Un prix par action très loin de 32 euros

Pour Energie en actions, une association composée d'actionnaires salariés et d'anciens salariés du groupe EDF, ce prix est clairement insuffisant et ne permet absolument pas d'indemniser les actionnaires fidèles qui ont fait confiance en l'Etat en participant à l'ouverture du capital en 2005. » En effet, près de 5 millions de particuliers avaient alors acheté des titres à 32 euros.

L'Autorité des marchés financiers (AMF) a pourtant validé l'opération il y a une dizaine de jours. « L'AMF ne fixe pas le prix.
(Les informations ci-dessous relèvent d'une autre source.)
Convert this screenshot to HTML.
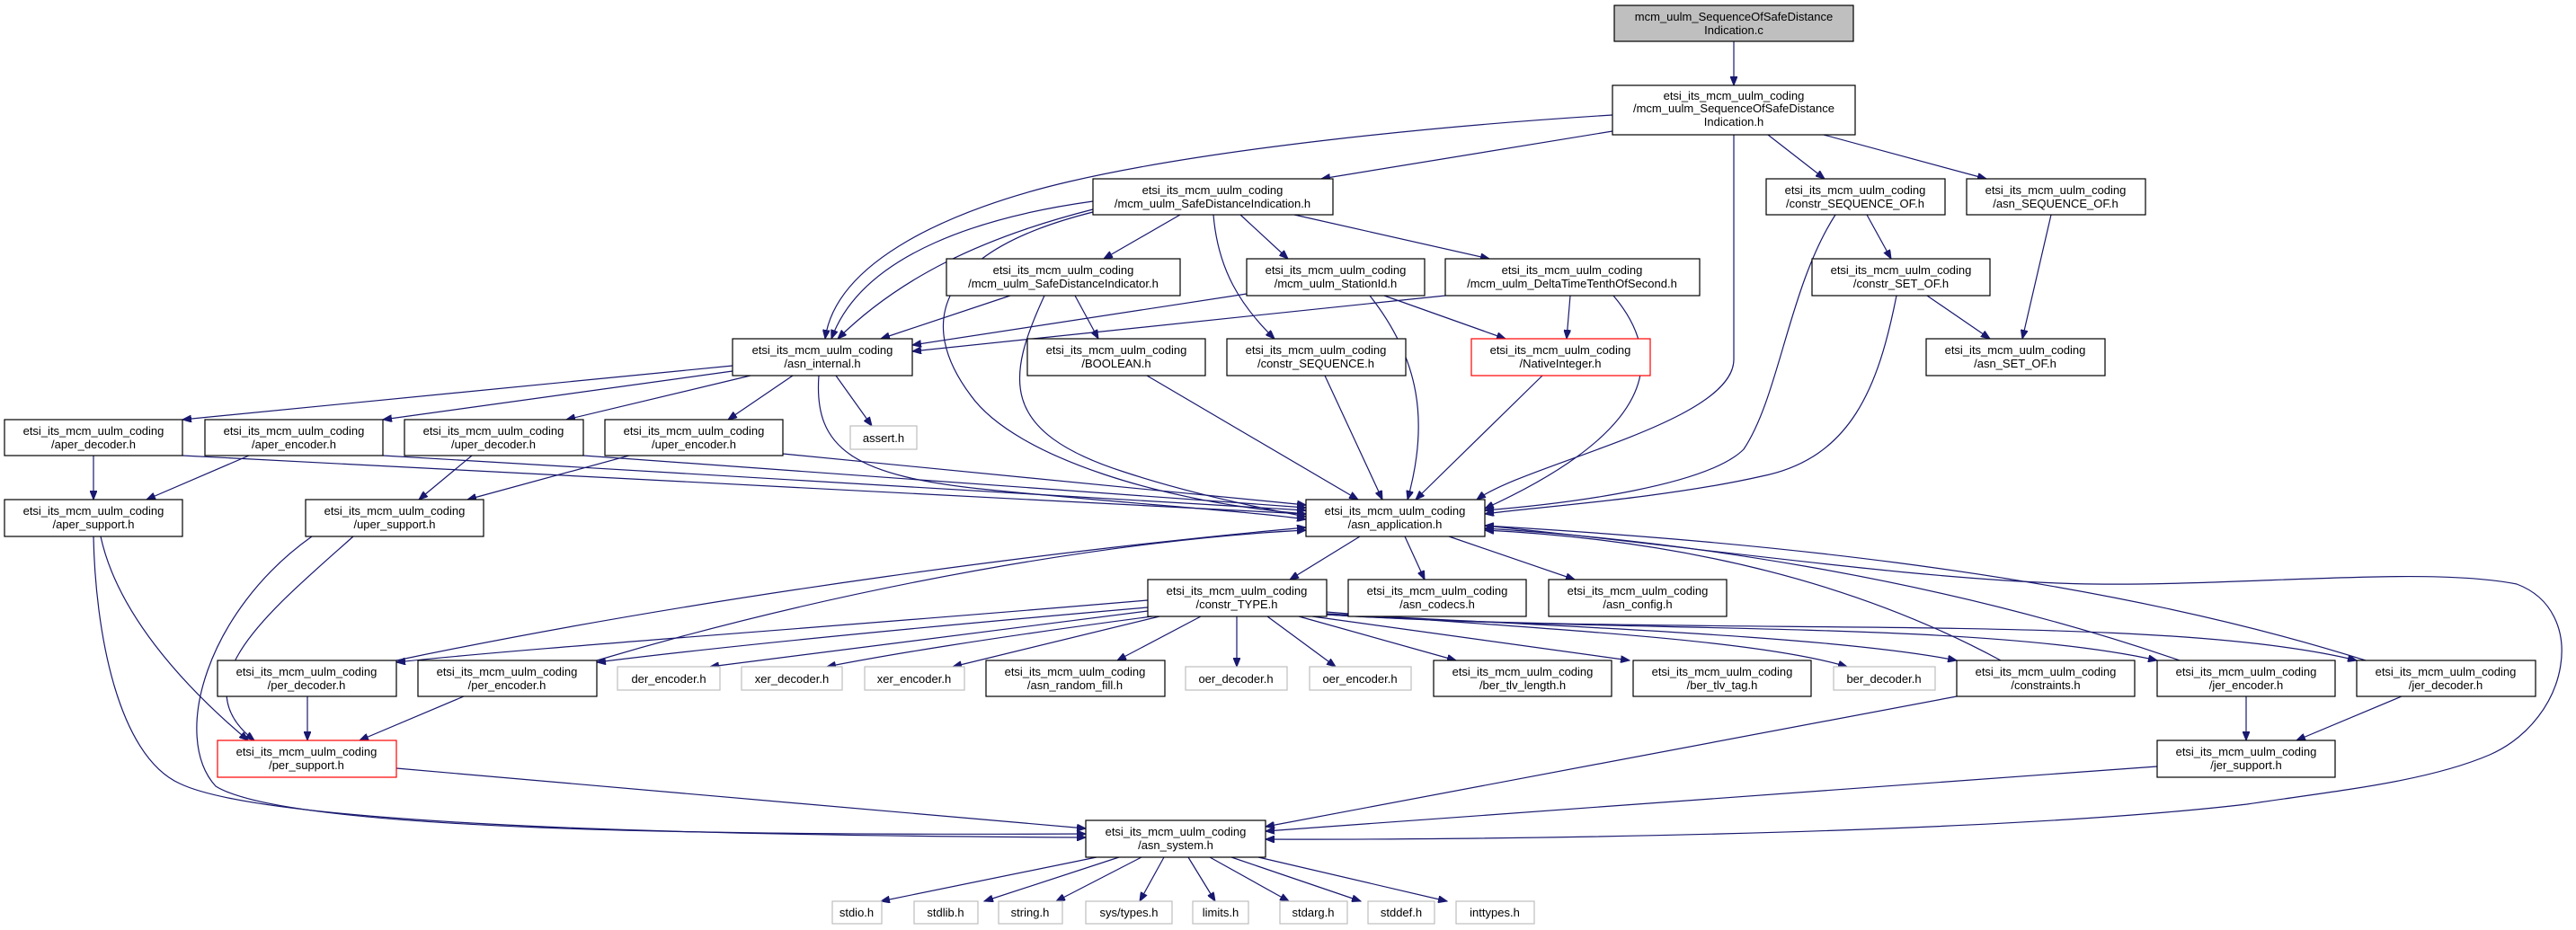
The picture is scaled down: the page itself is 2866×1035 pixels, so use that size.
<!DOCTYPE html>
<html><head><meta charset="utf-8"><style>
html,body{margin:0;padding:0;background:#fff;}
svg{display:block;}
text{font-family:"Liberation Sans",sans-serif;font-size:13px;fill:#000;text-anchor:middle;}
.n{fill:#fff;stroke:#000;stroke-width:1.2;}
.g{fill:#fff;stroke:#bfbfbf;stroke-width:1.2;}
.r{fill:#fff;stroke:#ff0000;stroke-width:1.2;}
path.e{fill:none;stroke:#191970;stroke-width:1.2;marker-end:url(#a);}
</style></head><body>
<svg width="2866" height="1035" viewBox="0 0 2866 1035" xmlns="http://www.w3.org/2000/svg">
<defs><marker id="a" markerUnits="userSpaceOnUse" markerWidth="11" markerHeight="8" refX="10" refY="4" orient="auto"><path d="M0,0 L10,4 L0,8 z" fill="#191970" stroke="#191970"/></marker></defs>
<g>
<path class="e" d="M1929,46 L1929,95"/>
<path class="e" d="M1794,128 C1600,140 1350,165 1190,202 C1060,232 930,290 918,377"/>
<path class="e" d="M1794,146 L1470,199"/>
<path class="e" d="M1929,150 L1929,400 C1929,470 1700,515 1643,556"/>
<path class="e" d="M1967,150 L2030,199"/>
<path class="e" d="M2029,150 L2210,199"/>
<path class="e" d="M1216,224 C1100,240 960,280 925,377"/>
<path class="e" d="M1216,233 C1090,265 1000,310 932,377"/>
<path class="e" d="M1216,236 C1040,280 1020,360 1080,440 C1130,510 1300,560 1453,572"/>
<path class="e" d="M1313,239 L1228,288"/>
<path class="e" d="M1380,239 L1433,288"/>
<path class="e" d="M1440,239 L1657,288"/>
<path class="e" d="M1350,239 C1355,300 1380,340 1418,377"/>
<path class="e" d="M1124,329 L980,377"/>
<path class="e" d="M1196,329 L1222,377"/>
<path class="e" d="M1162,329 C1120,420 1110,480 1250,525 C1320,548 1400,565 1453,575"/>
<path class="e" d="M1387,327 L1015,384"/>
<path class="e" d="M1540,329 L1675,377"/>
<path class="e" d="M1524,329 C1580,400 1590,470 1566,556"/>
<path class="e" d="M1608,329 L1015,391"/>
<path class="e" d="M1747,329 L1743,377"/>
<path class="e" d="M1795,329 C1855,400 1840,480 1652,566"/>
<path class="e" d="M2077,239 L2104,288"/>
<path class="e" d="M2042,239 C1990,320 1980,440 1940,500 C1900,540 1750,560 1652,568"/>
<path class="e" d="M2282,239 L2250,377"/>
<path class="e" d="M2144,329 L2214,377"/>
<path class="e" d="M2110,329 C2090,430 2060,510 1960,530 C1850,555 1700,565 1652,572"/>
<path class="e" d="M815,407 L203,467"/>
<path class="e" d="M815,413 L426,467"/>
<path class="e" d="M835,418 L630,467"/>
<path class="e" d="M882,418 L810,467"/>
<path class="e" d="M930,418 L970,474"/>
<path class="e" d="M911,418 C905,500 950,530 1100,545 C1250,560 1400,570 1453,578"/>
<path class="e" d="M1276,418 L1511,556"/>
<path class="e" d="M1474,418 L1538,556"/>
<path class="e" d="M1716,418 L1575,556"/>
<path class="e" d="M104,507 L104,556"/>
<path class="e" d="M203,507 L1453,572"/>
<path class="e" d="M277,507 L163,556"/>
<path class="e" d="M426,507 L1453,568"/>
<path class="e" d="M525,507 L466,556"/>
<path class="e" d="M649,507 L1453,565"/>
<path class="e" d="M700,507 L520,556"/>
<path class="e" d="M871,505 L1453,562"/>
<path class="e" d="M112,597 C130,680 200,760 276,824"/>
<path class="e" d="M104,597 C106,700 130,840 200,872 C300,920 800,930 1208,932"/>
<path class="e" d="M393,597 C300,680 200,760 283,824"/>
<path class="e" d="M347,597 C230,680 190,820 240,875 C320,925 800,930 1208,928"/>
<path class="e" d="M1513,597 L1435,645"/>
<path class="e" d="M1563,597 L1585,645"/>
<path class="e" d="M1612,597 L1752,645"/>
<path class="e" d="M1652,585 C1900,610 2150,648 2330,650 C2500,652 2700,630 2800,650 C2880,680 2860,800 2770,840 C2700,870 2600,880 2500,895 C2200,930 1600,935 1408,934"/>
<path class="e" d="M1277,668 C900,700 600,720 441,737"/>
<path class="e" d="M1277,676 C1000,700 800,720 664,737"/>
<path class="e" d="M1277,680 L790,742"/>
<path class="e" d="M1282,686 C1100,710 980,730 920,742"/>
<path class="e" d="M1290,686 L1060,742"/>
<path class="e" d="M1336,686 L1243,735"/>
<path class="e" d="M1376,686 L1376,742"/>
<path class="e" d="M1410,686 L1486,742"/>
<path class="e" d="M1445,686 L1620,735"/>
<path class="e" d="M1460,686 L1813,735"/>
<path class="e" d="M1476,681 C1700,700 1950,710 2055,742"/>
<path class="e" d="M1476,683 C1800,700 2050,710 2177,735"/>
<path class="e" d="M1476,684 C1800,705 2200,690 2400,735"/>
<path class="e" d="M1476,684 C1900,710 2400,680 2622,735"/>
<path class="e" d="M441,735 C800,660 1200,610 1453,587"/>
<path class="e" d="M342,775 L342,824"/>
<path class="e" d="M664,735 C950,650 1250,600 1453,590"/>
<path class="e" d="M516,775 L400,824"/>
<path class="e" d="M2226,735 C2050,640 1850,600 1652,590"/>
<path class="e" d="M2177,775 L1408,920"/>
<path class="e" d="M2425,735 C2150,640 1850,600 1652,588"/>
<path class="e" d="M2499,775 L2499,824"/>
<path class="e" d="M2632,735 C2300,630 1900,600 1652,585"/>
<path class="e" d="M2672,775 L2555,824"/>
<path class="e" d="M441,855 L1208,922"/>
<path class="e" d="M2400,853 L1408,925"/>
<path class="e" d="M1220,954 L980,1003"/>
<path class="e" d="M1245,954 L1095,1003"/>
<path class="e" d="M1270,954 L1175,1003"/>
<path class="e" d="M1295,954 L1268,1003"/>
<path class="e" d="M1322,954 L1352,1003"/>
<path class="e" d="M1346,954 L1434,1003"/>
<path class="e" d="M1370,954 L1514,1003"/>
<path class="e" d="M1400,954 L1610,1003"/>
</g>
<g>
<rect x="1796" y="6" width="266" height="40" fill="#bfbfbf" stroke="#000" stroke-width="1.2"/><text x="1929" y="23">mcm_uulm_SequenceOfSafeDistance</text><text x="1929" y="38">Indication.c</text>
<rect class="n" x="1794" y="95" width="270" height="55"/><text x="1929" y="111">etsi_its_mcm_uulm_coding</text><text x="1929" y="125">/mcm_uulm_SequenceOfSafeDistance</text><text x="1929" y="140">Indication.h</text>
<rect class="n" x="1216" y="199" width="267" height="40"/><text x="1349" y="216">etsi_its_mcm_uulm_coding</text><text x="1349" y="231">/mcm_uulm_SafeDistanceIndication.h</text>
<rect class="n" x="1965" y="199" width="199" height="40"/><text x="2064" y="216">etsi_its_mcm_uulm_coding</text><text x="2064" y="231">/constr_SEQUENCE_OF.h</text>
<rect class="n" x="2188" y="199" width="199" height="40"/><text x="2287" y="216">etsi_its_mcm_uulm_coding</text><text x="2287" y="231">/asn_SEQUENCE_OF.h</text>
<rect class="n" x="1053" y="288" width="260" height="41"/><text x="1183" y="305">etsi_its_mcm_uulm_coding</text><text x="1183" y="320">/mcm_uulm_SafeDistanceIndicator.h</text>
<rect class="n" x="1387" y="288" width="198" height="41"/><text x="1486" y="305">etsi_its_mcm_uulm_coding</text><text x="1486" y="320">/mcm_uulm_StationId.h</text>
<rect class="n" x="1608" y="288" width="283" height="41"/><text x="1749" y="305">etsi_its_mcm_uulm_coding</text><text x="1749" y="320">/mcm_uulm_DeltaTimeTenthOfSecond.h</text>
<rect class="n" x="2016" y="288" width="198" height="41"/><text x="2115" y="305">etsi_its_mcm_uulm_coding</text><text x="2115" y="320">/constr_SET_OF.h</text>
<rect class="n" x="815" y="377" width="200" height="41"/><text x="915" y="394">etsi_its_mcm_uulm_coding</text><text x="915" y="409">/asn_internal.h</text>
<rect class="n" x="1143" y="377" width="198" height="41"/><text x="1242" y="394">etsi_its_mcm_uulm_coding</text><text x="1242" y="409">/BOOLEAN.h</text>
<rect class="n" x="1365" y="377" width="199" height="41"/><text x="1464" y="394">etsi_its_mcm_uulm_coding</text><text x="1464" y="409">/constr_SEQUENCE.h</text>
<rect class="r" x="1637" y="377" width="199" height="41"/><text x="1736" y="394">etsi_its_mcm_uulm_coding</text><text x="1736" y="409">/NativeInteger.h</text>
<rect class="n" x="2143" y="377" width="199" height="41"/><text x="2242" y="394">etsi_its_mcm_uulm_coding</text><text x="2242" y="409">/asn_SET_OF.h</text>
<rect class="n" x="5" y="467" width="198" height="40"/><text x="104" y="484">etsi_its_mcm_uulm_coding</text><text x="104" y="499">/aper_decoder.h</text>
<rect class="n" x="228" y="467" width="198" height="40"/><text x="327" y="484">etsi_its_mcm_uulm_coding</text><text x="327" y="499">/aper_encoder.h</text>
<rect class="n" x="450" y="467" width="199" height="40"/><text x="549" y="484">etsi_its_mcm_uulm_coding</text><text x="549" y="499">/uper_decoder.h</text>
<rect class="n" x="673" y="467" width="198" height="40"/><text x="772" y="484">etsi_its_mcm_uulm_coding</text><text x="772" y="499">/uper_encoder.h</text>
<rect class="g" x="946" y="474" width="74" height="26"/><text x="983" y="492">assert.h</text>
<rect class="n" x="5" y="556" width="198" height="41"/><text x="104" y="573">etsi_its_mcm_uulm_coding</text><text x="104" y="588">/aper_support.h</text>
<rect class="n" x="340" y="556" width="198" height="41"/><text x="439" y="573">etsi_its_mcm_uulm_coding</text><text x="439" y="588">/uper_support.h</text>
<rect class="n" x="1453" y="556" width="199" height="41"/><text x="1552" y="573">etsi_its_mcm_uulm_coding</text><text x="1552" y="588">/asn_application.h</text>
<rect class="n" x="1277" y="645" width="199" height="41"/><text x="1376" y="662">etsi_its_mcm_uulm_coding</text><text x="1376" y="677">/constr_TYPE.h</text>
<rect class="n" x="1500" y="645" width="198" height="41"/><text x="1599" y="662">etsi_its_mcm_uulm_coding</text><text x="1599" y="677">/asn_codecs.h</text>
<rect class="n" x="1723" y="645" width="198" height="41"/><text x="1822" y="662">etsi_its_mcm_uulm_coding</text><text x="1822" y="677">/asn_config.h</text>
<rect class="n" x="242" y="735" width="199" height="40"/><text x="341" y="752">etsi_its_mcm_uulm_coding</text><text x="341" y="767">/per_decoder.h</text>
<rect class="n" x="465" y="735" width="199" height="40"/><text x="564" y="752">etsi_its_mcm_uulm_coding</text><text x="564" y="767">/per_encoder.h</text>
<rect class="g" x="687" y="742" width="114" height="26"/><text x="744" y="760">der_encoder.h</text>
<rect class="g" x="825" y="742" width="112" height="26"/><text x="881" y="760">xer_decoder.h</text>
<rect class="g" x="962" y="742" width="111" height="26"/><text x="1017" y="760">xer_encoder.h</text>
<rect class="n" x="1097" y="735" width="199" height="40"/><text x="1196" y="752">etsi_its_mcm_uulm_coding</text><text x="1196" y="767">/asn_random_fill.h</text>
<rect class="g" x="1319" y="742" width="113" height="26"/><text x="1375" y="760">oer_decoder.h</text>
<rect class="g" x="1457" y="742" width="113" height="26"/><text x="1513" y="760">oer_encoder.h</text>
<rect class="n" x="1595" y="735" width="198" height="40"/><text x="1694" y="752">etsi_its_mcm_uulm_coding</text><text x="1694" y="767">/ber_tlv_length.h</text>
<rect class="n" x="1817" y="735" width="198" height="40"/><text x="1916" y="752">etsi_its_mcm_uulm_coding</text><text x="1916" y="767">/ber_tlv_tag.h</text>
<rect class="g" x="2040" y="742" width="113" height="26"/><text x="2096" y="760">ber_decoder.h</text>
<rect class="n" x="2177" y="735" width="198" height="40"/><text x="2276" y="752">etsi_its_mcm_uulm_coding</text><text x="2276" y="767">/constraints.h</text>
<rect class="n" x="2400" y="735" width="198" height="40"/><text x="2499" y="752">etsi_its_mcm_uulm_coding</text><text x="2499" y="767">/jer_encoder.h</text>
<rect class="n" x="2622" y="735" width="199" height="40"/><text x="2721" y="752">etsi_its_mcm_uulm_coding</text><text x="2721" y="767">/jer_decoder.h</text>
<rect class="r" x="242" y="824" width="199" height="41"/><text x="341" y="841">etsi_its_mcm_uulm_coding</text><text x="341" y="856">/per_support.h</text>
<rect class="n" x="2400" y="824" width="198" height="41"/><text x="2499" y="841">etsi_its_mcm_uulm_coding</text><text x="2499" y="856">/jer_support.h</text>
<rect class="n" x="1208" y="913" width="200" height="41"/><text x="1308" y="930">etsi_its_mcm_uulm_coding</text><text x="1308" y="945">/asn_system.h</text>
<rect class="g" x="926" y="1003" width="55" height="25"/><text x="953" y="1020">stdio.h</text>
<rect class="g" x="1017" y="1003" width="71" height="25"/><text x="1052" y="1020">stdlib.h</text>
<rect class="g" x="1111" y="1003" width="71" height="25"/><text x="1146" y="1020">string.h</text>
<rect class="g" x="1208" y="1003" width="96" height="25"/><text x="1256" y="1020">sys/types.h</text>
<rect class="g" x="1327" y="1003" width="62" height="25"/><text x="1358" y="1020">limits.h</text>
<rect class="g" x="1424" y="1003" width="75" height="25"/><text x="1461" y="1020">stdarg.h</text>
<rect class="g" x="1522" y="1003" width="74" height="25"/><text x="1559" y="1020">stddef.h</text>
<rect class="g" x="1620" y="1003" width="87" height="25"/><text x="1663" y="1020">inttypes.h</text>
</g>
</svg>
</body></html>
Nous contrôlons la conformité de l'offre. Cela signifie notamment que nous vérifions la pertinence des méthodes et hypothèses retenues pour fixer le prix. Nous nous assurons que le travail de l'expert indépendant couvre l'ensemble des sujets relatifs à l'évaluation de la société et qu'il y a suffisamment d'informations données aux investisseurs pour qu'ils puissent faire leur choix », a ainsi expliqué aux Echos, la nouvelle patronne de l'AMF Marie-Anne Barbat-Layani.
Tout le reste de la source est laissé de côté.